AX is the new DX | georgebuilds.dev

A while back I built agent-board, a kanban board that lives in the terminal, to help our coding agent keep track of long, multi-step work.

It started as a regular CLI. The kind you’d write for yourself. Six weeks later most of it had been rewritten, and the rewrites weren’t because I’d found bugs. They were because agents kept using the tool wrong, and most of the time it was the tool’s fault.

Agents are how more developers consume software and APIs, and the pattern won’t stay limited to developer tools. Designing for them is a different problem from designing for humans, a space the community is starting to call Agent Experience (AX). This post is about what changed and why. Not as advice. Just notes from the work.

The user is different

The thing reading your CLI is not a developer. It doesn’t skim docs once and remember. It has no muscle memory. Every time it picks up your tool, it starts from scratch, working only from whatever text it has in context at that moment.

That single fact ends up driving most of the design decisions. A few examples:

Inconsistency causes hallucinations. If board create and card update use different argument orders, the agent will mix them up and invent commands that look plausible but don’t exist.
Errors are part of the interface. Unlike their human counterparts, agents actually read the error message. Which is a gift: a well-written error is a steering wheel mid-session. “Error: invalid state” and the agent shrugs (same as the dev). But if the error tells it the next command to run, it recovers on the next turn. Devs would’ve scrolled past it anyway.
Context dilution. As the agent’s context fills up with tool outputs, prior turns, and tool descriptions, its accuracy drops. Think of it like Where’s Wally: the more crowded the page, the harder it is to stay sharp and find the thing that matters.

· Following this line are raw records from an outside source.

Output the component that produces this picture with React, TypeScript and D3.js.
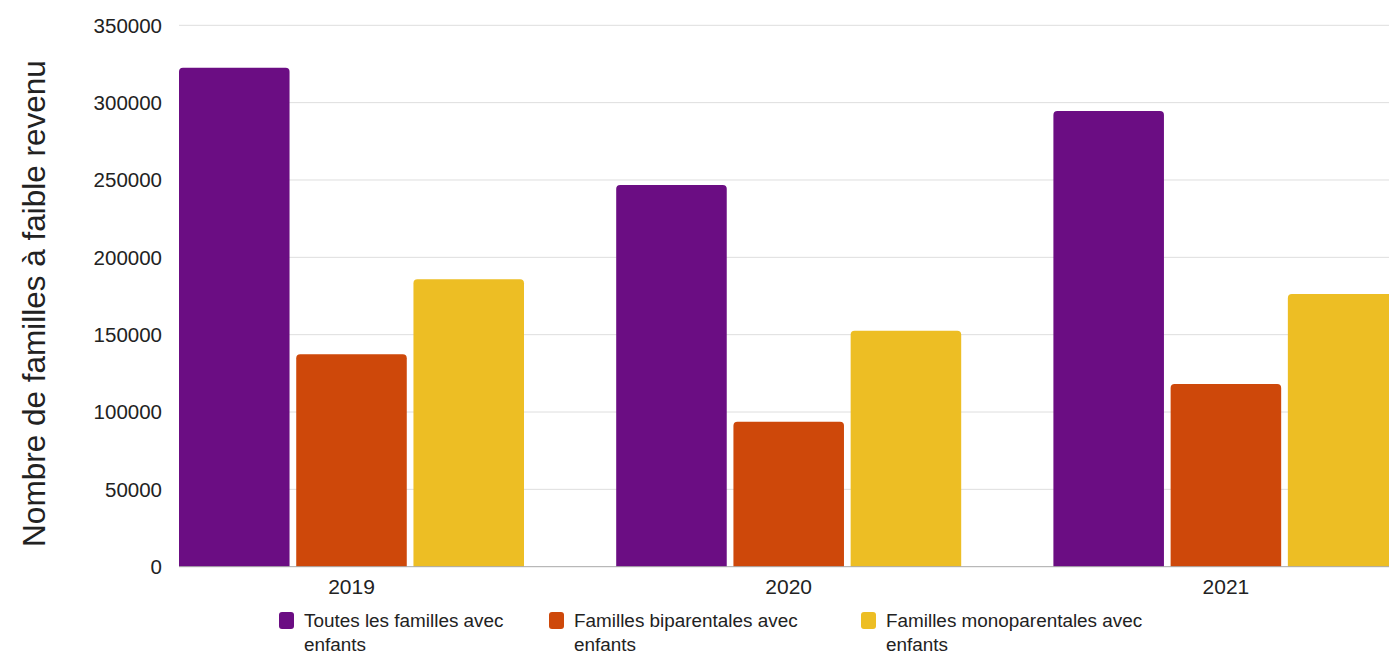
import React from 'react';
import * as d3 from 'd3';

// Low-income families with children, by family type
const years = ['2019', '2020', '2021'];
const seriesKeys = ['toutes', 'biparentales', 'monoparentales'];
const legendLabels = [
  ['Toutes les familles avec', 'enfants'],
  ['Familles biparentales avec', 'enfants'],
  ['Familles monoparentales avec', 'enfants'],
];
const toutesLesFamilles = [322500, 246800, 294600];
const famillesBiparentales = [137300, 93700, 118100];
const famillesMonoparentales = [185800, 152600, 176300];
const seriesColors = ['#6B0D83', '#CE480A', '#EDBE24'];
const yTicks = [0, 50000, 100000, 150000, 200000, 250000, 300000, 350000];
const yTitle = 'Nombre de familles à faible revenu';

const W = 1389;
const H = 654;
const FONT = '"Liberation Sans", Arial, Helvetica, sans-serif';

const seriesValues = [toutesLesFamilles, famillesBiparentales, famillesMonoparentales];

// bar with rounded top corners
function topRoundedRect(x: number, y: number, w: number, h: number, r: number) {
  const rr = Math.min(r, w / 2, h);
  return `M${x},${y + h}V${y + rr}Q${x},${y} ${x + rr},${y}H${x + w - rr}Q${x + w},${y} ${x + w},${y + rr}V${y + h}Z`;
}

export default function App() {
  const plotLeft = 179;
  const y = d3.scaleLinear().domain([0, 350000]).range([566.7, 25.3]);
  const x0 = d3
    .scaleBand<string>()
    .domain(years)
    .range([plotLeft, plotLeft + 3 * 437.2 - 92.2])
    .paddingInner(92.2 / 437.2)
    .paddingOuter(0);
  const x1 = d3
    .scaleBand<string>()
    .domain(seriesKeys)
    .range([0, x0.bandwidth()])
    .paddingInner(0.057)
    .paddingOuter(0);

  const legendX = [279, 549, 861];

  return (
    <svg
      width={W}
      height={H}
      style={{ position: 'absolute', left: 0, top: 0, background: '#fff' }}
      fontFamily={FONT}
    >
      <rect x={0} y={0} width={W} height={H} fill="#fff" />
      {/* grid */}
      {yTicks.map((t) =>
        t === 0 ? null : (
          <line
            key={`g${t}`}
            x1={plotLeft}
            x2={W}
            y1={y(t)}
            y2={y(t)}
            stroke="#dedede"
            strokeWidth={1}
          />
        )
      )}
      {/* y tick labels */}
      {yTicks.map((t) => (
        <text
          key={`t${t}`}
          x={162}
          y={y(t)}
          dy="0.36em"
          textAnchor="end"
          fontSize={20.5}
          fill="#222"
        >
          {String(t)}
        </text>
      ))}
      {/* bars */}
      {years.map((yr, i) => (
        <g key={yr} transform={`translate(${x0(yr)},0)`}>
          {seriesKeys.map((k, s) => {
            const v = seriesValues[s][i];
            const bx = x1(k) as number;
            const by = y(v);
            return (
              <path
                key={k}
                d={topRoundedRect(bx, by, x1.bandwidth(), y(0) - by, 4)}
                fill={seriesColors[s]}
              />
            );
          })}
        </g>
      ))}
      {/* baseline */}
      <line x1={plotLeft} x2={W} y1={y(0)} y2={y(0)} stroke="#a8a8a8" strokeWidth={1} />
      {/* x labels */}
      {years.map((yr) => (
        <text
          key={`x${yr}`}
          x={(x0(yr) as number) + x0.bandwidth() / 2}
          y={594}
          textAnchor="middle"
          fontSize={21}
          fill="#222"
        >
          {yr}
        </text>
      ))}
      {/* y title */}
      <text
        transform={`translate(45,303.5) rotate(-90)`}
        textAnchor="middle"
        fontSize={31.5}
        fill="#222"
      >
        {yTitle}
      </text>
      {/* legend */}
      {legendLabels.map((lines, i) => (
        <g key={`l${i}`} transform={`translate(${legendX[i]},0)`}>
          <rect x={0} y={612} width={15} height={17} rx={3} fill={seriesColors[i]} />
          {lines.map((ln, j) => (
            <text key={j} x={25} y={627 + j * 24} fontSize={18.9} fill="#222">
              {ln}
            </text>
          ))}
        </g>
      ))}
    </svg>
  );
}
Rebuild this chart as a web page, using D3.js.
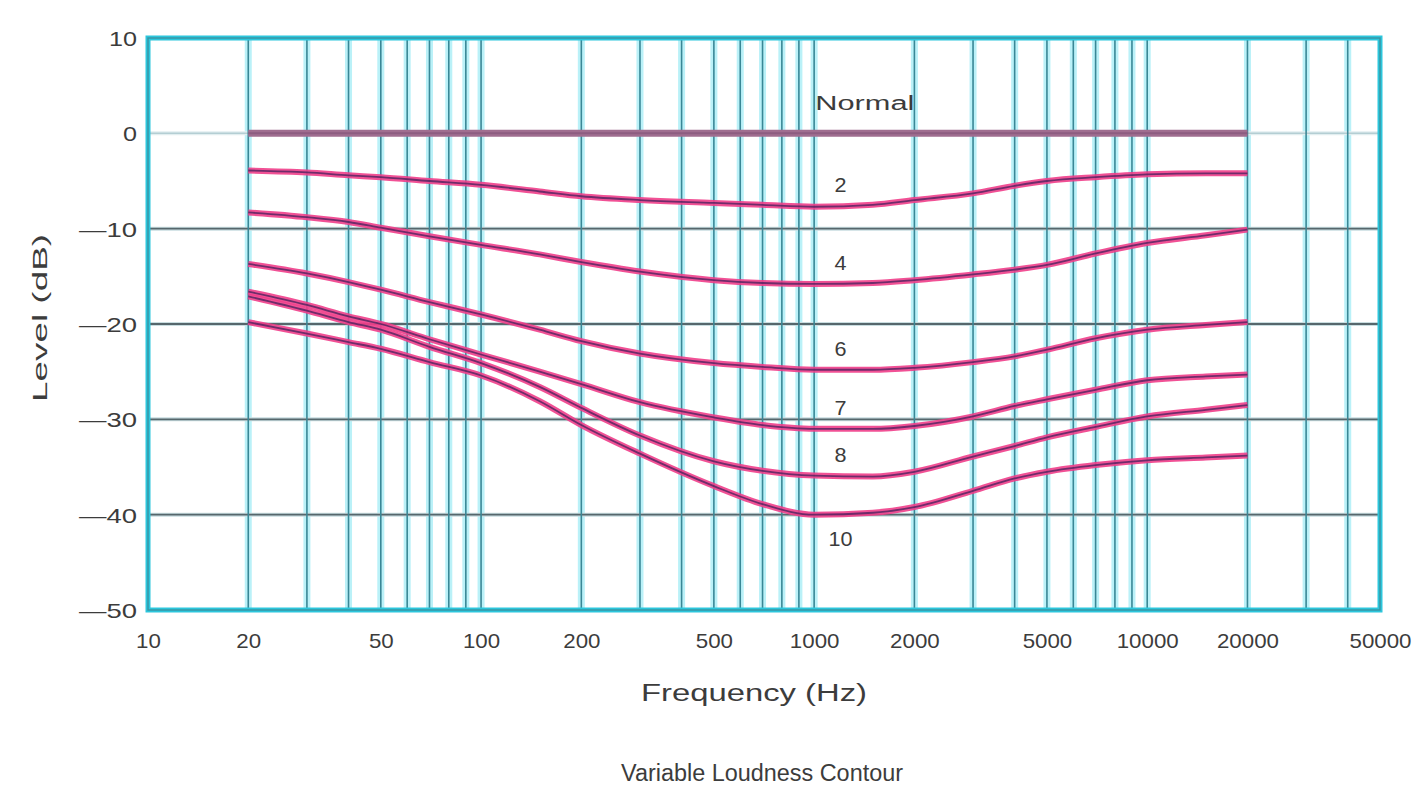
<!DOCTYPE html>
<html>
<head>
<meta charset="utf-8">
<script src="https://cdn.jsdelivr.net/npm/d3@7"></script>
<style>
  html, body { margin: 0; padding: 0; background: #ffffff; }
  svg { display: block; }
  text { font-family: "Liberation Sans", Arial, sans-serif; fill: #3c3c3c; }
</style>
</head>
<body>
<svg id="chart" width="1419" height="787"></svg>
<script>
// ---------------- data ----------------
const freqs = [20, 30, 40, 50, 70, 100, 150, 200, 300, 500, 700, 1000, 1500, 2000, 3000, 4000, 5000, 7000, 10000, 15000, 20000];
const curveNames = ["Normal", "2", "4", "6", "7", "8", "10"];
const levelNormal = [0, 0, 0, 0, 0, 0, 0, 0, 0, 0, 0, 0, 0, 0, 0, 0, 0, 0, 0, 0, 0];
const level2  = [-3.9, -4.1, -4.4, -4.6, -5.0, -5.4, -6.1, -6.6, -7.0, -7.3, -7.5, -7.7, -7.5, -7.0, -6.3, -5.5, -5.0, -4.6, -4.3, -4.2, -4.2];
const level4  = [-8.3, -8.8, -9.3, -9.9, -10.8, -11.7, -12.7, -13.5, -14.5, -15.4, -15.7, -15.8, -15.7, -15.4, -14.8, -14.3, -13.8, -12.6, -11.5, -10.7, -10.1];
const level6  = [-13.7, -14.7, -15.6, -16.4, -17.7, -19.0, -20.6, -21.8, -23.1, -24.1, -24.5, -24.8, -24.8, -24.6, -24.0, -23.4, -22.7, -21.5, -20.6, -20.1, -19.8];
const level7  = [-16.6, -18.0, -19.2, -20.0, -21.6, -23.2, -25.0, -26.3, -28.2, -29.8, -30.6, -31.0, -31.0, -30.7, -29.7, -28.6, -27.9, -26.9, -25.9, -25.5, -25.3];
const level8  = [-17.1, -18.6, -19.8, -20.6, -22.4, -24.1, -26.6, -28.8, -31.7, -34.4, -35.4, -35.9, -36.0, -35.5, -33.9, -32.8, -31.9, -30.8, -29.7, -29.0, -28.5];
const level10 = [-19.8, -21.0, -21.9, -22.6, -24.0, -25.4, -28.1, -30.6, -33.6, -37.0, -38.9, -40.0, -39.8, -39.2, -37.5, -36.2, -35.5, -34.8, -34.3, -34.0, -33.8];
const xTickValues = [10, 20, 50, 100, 200, 500, 1000, 2000, 5000, 10000, 20000, 50000];
const yTickValues = [10, 0, -10, -20, -30, -40, -50];
const xDomain = [10, 50000];
const yDomain = [-50, 10];
const titleText = "Variable Loudness Contour";
const xTitle = "Frequency (Hz)";
const yTitle = "Level (dB)";
const labelFreq = 1200;
const normalLabelFreq = 1420;

const series = [levelNormal, level2, level4, level6, level7, level8, level10].map((vals, i) => ({
  name: curveNames[i],
  points: freqs.map((f, j) => ({ f: f, v: vals[j] }))
}));

// ---------------- layout ----------------
const svg = d3.select("#chart");
const plot = { left: 148, right: 1380, top: 38, bottom: 610 };
const x = d3.scaleLog().domain(xDomain).range([plot.left, plot.right]);
const y = d3.scaleLinear().domain(yDomain).range([plot.bottom, plot.top]);

svg.append("rect").attr("width", 1419).attr("height", 787).attr("fill", "#ffffff");

// grid frequencies: 1..9 per decade from 20 Hz up to (not including) 50 kHz
const vFreqs = [];
[10, 100, 1000, 10000].forEach(dec => {
  for (let k = 1; k <= 9; k++) {
    const f = dec * k;
    if (f >= 20 && f < 50000) vFreqs.push(f);
  }
});

const grid = svg.append("g");
// cyan halo of vertical lines
grid.selectAll("line.vglow").data(vFreqs).enter().append("line")
  .attr("x1", d => x(d)).attr("x2", d => x(d))
  .attr("y1", plot.top).attr("y2", plot.bottom)
  .attr("stroke", "#9decf6").attr("stroke-width", 7).attr("opacity", 0.7);
// horizontal lines
const hLevels = yTickValues.filter(v => v < 10 && v > -50);
grid.selectAll("line.hglow").data(hLevels).enter().append("line")
  .attr("x1", plot.left).attr("x2", plot.right)
  .attr("y1", d => y(d)).attr("y2", d => y(d))
  .attr("stroke", d => d === 0 ? "#e2eef0" : "#c9dde0").attr("stroke-width", 4);
grid.selectAll("line.h").data(hLevels).enter().append("line")
  .attr("x1", plot.left).attr("x2", plot.right)
  .attr("y1", d => y(d)).attr("y2", d => y(d))
  .attr("stroke", d => d === 0 ? "#b4ced3" : "#56676c").attr("stroke-width", d => d === 0 ? 1.5 : 1.8);
// vertical core lines
grid.selectAll("line.v").data(vFreqs).enter().append("line")
  .attr("x1", d => x(d)).attr("x2", d => x(d))
  .attr("y1", plot.top).attr("y2", plot.bottom)
  .attr("stroke", "#3a8796").attr("stroke-width", 1.6);

// ---------------- curves ----------------
const line = d3.line().x(d => x(d.f)).y(d => y(d.v)).curve(d3.curveMonotoneX);
const curves = svg.append("g");
series.forEach((s, i) => {
  if (i === 0) {
    curves.append("path").attr("d", line(s.points)).attr("fill", "none")
      .attr("stroke", "#a06e90").attr("stroke-width", 7);
    curves.append("path").attr("d", line(s.points)).attr("fill", "none")
      .attr("stroke", "#7a4b72").attr("stroke-width", 2).attr("opacity", 0.5);
  } else {
    curves.append("path").attr("d", line(s.points)).attr("fill", "none")
      .attr("stroke", "#f03e8a").attr("stroke-width", 6).attr("opacity", 0.9);
    curves.append("path").attr("d", line(s.points)).attr("fill", "none")
      .attr("stroke", "#43205c").attr("stroke-width", 1.8).attr("opacity", 0.75);
  }
});

// ---------------- border ----------------
svg.append("rect")
  .attr("x", plot.left).attr("y", plot.top)
  .attr("width", plot.right - plot.left).attr("height", plot.bottom - plot.top)
  .attr("fill", "none").attr("stroke", "#2cc6dc").attr("stroke-width", 5);
svg.append("rect")
  .attr("x", plot.left).attr("y", plot.top)
  .attr("width", plot.right - plot.left).attr("height", plot.bottom - plot.top)
  .attr("fill", "none").attr("stroke", "#3797a6").attr("stroke-width", 1.5);

// ---------------- axes ----------------
const xAxis = d3.axisBottom(x).tickValues(xTickValues).tickSize(0).tickPadding(0).tickFormat(d3.format("d"));
const gx = svg.append("g").attr("transform", `translate(0, ${plot.bottom + 38})`).call(xAxis);
gx.select(".domain").remove();
gx.selectAll("text")
  .attr("dy", 0).attr("y", 0)
  .style("font-size", "21px").style("font-family", "\"Liberation Sans\", Arial, sans-serif").attr("fill", "#3c3c3c")
  .attr("textLength", function () { return this.textContent.length * 12.4; })
  .attr("lengthAdjust", "spacingAndGlyphs");

const yAxis = d3.axisLeft(y).tickValues(yTickValues).tickSize(0).tickPadding(0)
  .tickFormat(d => d < 0 ? "\u2014" + Math.abs(d) : String(d));
const gy = svg.append("g").attr("transform", `translate(${plot.left - 11}, 0)`).call(yAxis);
gy.select(".domain").remove();
gy.selectAll("text")
  .attr("dy", "0.35em")
  .style("font-size", "21px").style("font-family", "\"Liberation Sans\", Arial, sans-serif").attr("fill", "#3c3c3c")
  .attr("textLength", function () {
    const t = this.textContent;
    const neg = t.startsWith("\u2014");
    return (neg ? 30 : 0) + (t.length - (neg ? 1 : 0)) * 14;
  })
  .attr("lengthAdjust", "spacingAndGlyphs");

// ---------------- curve labels ----------------
const labels = svg.append("g");
series.forEach((s, i) => {
  const isNormal = i === 0;
  const isLast = i === series.length - 1;
  const f = isNormal ? normalLabelFreq : labelFreq;
  const v = d3.scaleLog().domain(freqs).range(s.points.map(p => p.v))(f);
  labels.append("text")
    .attr("x", x(f)).attr("y", y(v) + (isNormal ? -30 : isLast ? 25 : -21))
    .attr("dy", "0.35em").attr("text-anchor", "middle")
    .style("font-size", "20px")
    .attr("textLength", s.name.length * (isNormal ? 16.5 : 12))
    .attr("lengthAdjust", "spacingAndGlyphs")
    .text(s.name);
});

// ---------------- titles ----------------
svg.append("text").attr("x", 754).attr("y", 693).attr("dy", "0.35em").attr("text-anchor", "middle")
  .style("font-size", "23px").attr("textLength", 226).attr("lengthAdjust", "spacingAndGlyphs").text(xTitle);
svg.append("text").attr("x", 762).attr("y", 773).attr("dy", "0.35em").attr("text-anchor", "middle")
  .style("font-size", "23px").attr("textLength", 282).attr("lengthAdjust", "spacingAndGlyphs").text(titleText);
svg.append("text").attr("transform", "translate(40, 318) rotate(-90)").attr("dy", "0.35em").attr("text-anchor", "middle")
  .style("font-size", "21px").attr("textLength", 168).attr("lengthAdjust", "spacingAndGlyphs").text(yTitle);
</script>
</body>
</html>
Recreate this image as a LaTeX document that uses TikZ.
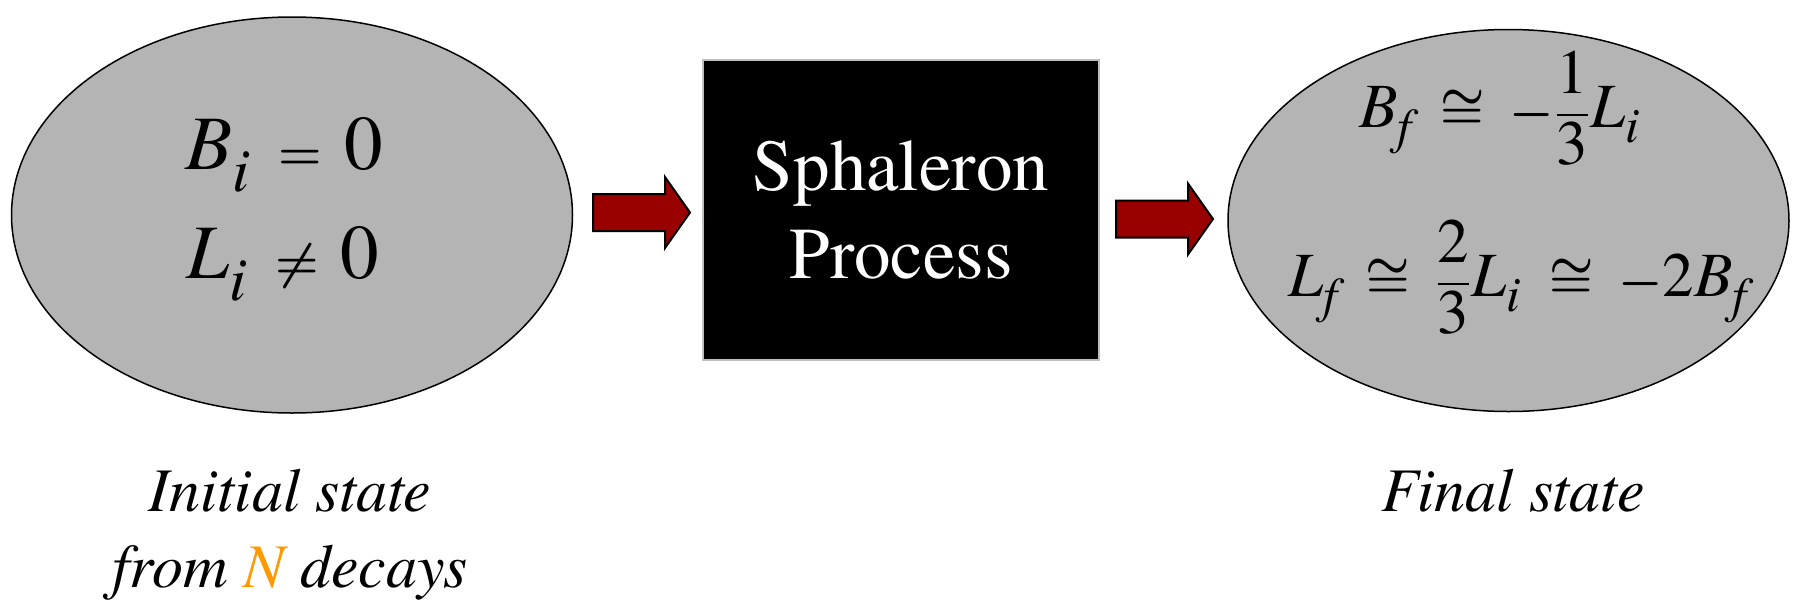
\documentclass[tikz,border=0pt]{standalone}
\usepackage{amsmath}
\usepackage{fontspec}
\setmainfont{texgyretermes}[Extension=.otf, UprightFont=*-regular, ItalicFont=*-italic,
  BoldFont=*-bold, BoldItalicFont=*-bolditalic]
\usetikzlibrary{shapes.geometric}
% slightly larger subscripts than the default 70%
\DeclareMathSizes{38.5}{38.5}{31}{25}
\DeclareMathSizes{31.5}{31.5}{25}{20}

\definecolor{stategray}{RGB}{180,180,180}
\definecolor{arrowred}{RGB}{153,0,0}
\definecolor{norange}{RGB}{255,153,0}

\begin{document}
\begin{tikzpicture}[x=0.5pt,y=-0.5pt,
  state/.style={ellipse, draw=black, line width=0.75pt, fill=stategray, inner sep=0pt},
  procbox/.style={rectangle, fill=black, draw=black!25, line width=0.6pt, inner sep=0pt,
    text=white, align=center, font=\fontsize{36.5}{44}\selectfont},
  blockarrow/.style={fill=arrowred, draw=black, line width=1pt, line join=miter},
  eqnbig/.style={anchor=base, inner sep=0pt, font=\fontsize{38.5}{46}\selectfont},
  eqnsmall/.style={anchor=base, inner sep=0pt, font=\fontsize{31.5}{40}\selectfont},
  caption/.style={anchor=base, inner sep=0pt, font=\fontsize{31}{38}\selectfont\itshape}]

  % canvas
  \fill[white] (0,0) rectangle (1795,600);
  \useasboundingbox (0,0) rectangle (1795,600);

  % states and process box
  \node[state, minimum width=280.5pt, minimum height=198pt] (init) at (292,215) {};
  \node[procbox, minimum width=198pt, minimum height=150pt] (proc) at (901,210)
    {Sphaleron\\Process};
  \node[state, minimum width=280.5pt, minimum height=191pt] (final) at (1508.5,220.5) {};

  % block arrows (tail centre given by a coordinate)
  \newcommand\fatarrow[1]{%
    \draw[blockarrow] (#1) ++(0,-18.5) -- ++(72,0) -- ++(0,-17) -- ++(25,35.5)
      -- ++(-25,35.5) -- ++(0,-17) -- ++(-72,0) -- cycle;}
  \coordinate (a1) at (593,212.5);
  \coordinate (a2) at (1116,219);
  \fatarrow{a1}
  \fatarrow{a2}

  % initial state
  \node[eqnbig] (bi) at (284,169)
    {$\mathit{B}_{\mathit{i}}\mkern5mu\boldsymbol{=}\mkern3mu\mathrm{0}$};
  \node[eqnbig] (li) at (283,278)
    {$\mathit{L}_{\mathit{i}}\mkern5mu\boldsymbol{\neq}\mkern3mu\mathrm{0}$};

  % final state
  \node[eqnsmall] (bf) at (1500,127)
    {$\mathit{B}_{\mathit{f}}\;\boldsymbol{\cong}\mkern4mu\boldsymbol{-}\dfrac{\mathrm{1}}{\mathrm{3}}\mathit{L}_{\mathit{i}}$};
  \node[eqnsmall] (lf) at (1518,296)
    {$\mathit{L}_{\mathit{f}}\;\boldsymbol{\cong}\mkern4mu\dfrac{\mathrm{2}}{\mathrm{3}}\mathit{L}_{\mathit{i}}\;\boldsymbol{\cong}\mkern4mu\boldsymbol{-}\mathrm{2}\mathit{B}_{\mathit{f}}$};

  % captions
  \node[caption] (initcap) at (290,511) {Initial state};
  \node[caption] (initcap2) at (290,587) {from \textcolor{norange}{N} decays};
  \node[caption] (finalcap) at (1513,511) {Final state};
\end{tikzpicture}
\end{document}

How to expose a capability

I had to pick a form factor for agent-board: CLI, MCP server, bash script, Skill, or something else. Three questions ended up driving it:

How many operations does it expose? If the agent uses a handful of operations constantly, MCP makes sense; the tools sit in context every turn but the agent reaches for them often enough to justify the context cost. If you have many operations (my rule of thumb is 4+), loading them all into every turn outweighs the convenience. A CLI is cheaper because the agent only pays for the command it actually runs, better progressive context disclosure.
How risky is auto-approving each call? It’s easier to implement auto-approval for MCP tools, for CLIs it’s more challenging, since you need to decompose shell commands, and the CLI’s sub-commands. For agent-board it would have been easier to enable auto-approval if it’s an MCP server.
Is it a generic primitive or a specific workflow? agent board is a task management primitive, it’s useful in many contexts (e.g. scaffolding a blog, dockerizing an app, migrating to nother cloud provider), so an artisan bash script wouldn’t make sense and would make distribution / portability harder.

agent-board has many operations, low risk per call, and they’re generic. So: leans more towards CLI.

A note on Code Mode (giving the agent freedom to write its own code against an API). I tried it. I didn’t like it. Pre-written, reusable scripts/clis beat regenerating code every time. More predictable, easier to test, and the agent isn’t spending tokens to re-derive logic you’ve already figured out.

AX patterns I discovered

Verb-first commands

My first version grouped commands under each entity. The way you’d lay it out for yourself:

board create "Sprint 12"
card get card_a3f
agent list
card update card_a3f

It worked, but agents made more mistakes than I expected. They’d reach for commands that didn’t exist (the agent kept trying card delete, which I didn’t support) or mix up the argument order across entities.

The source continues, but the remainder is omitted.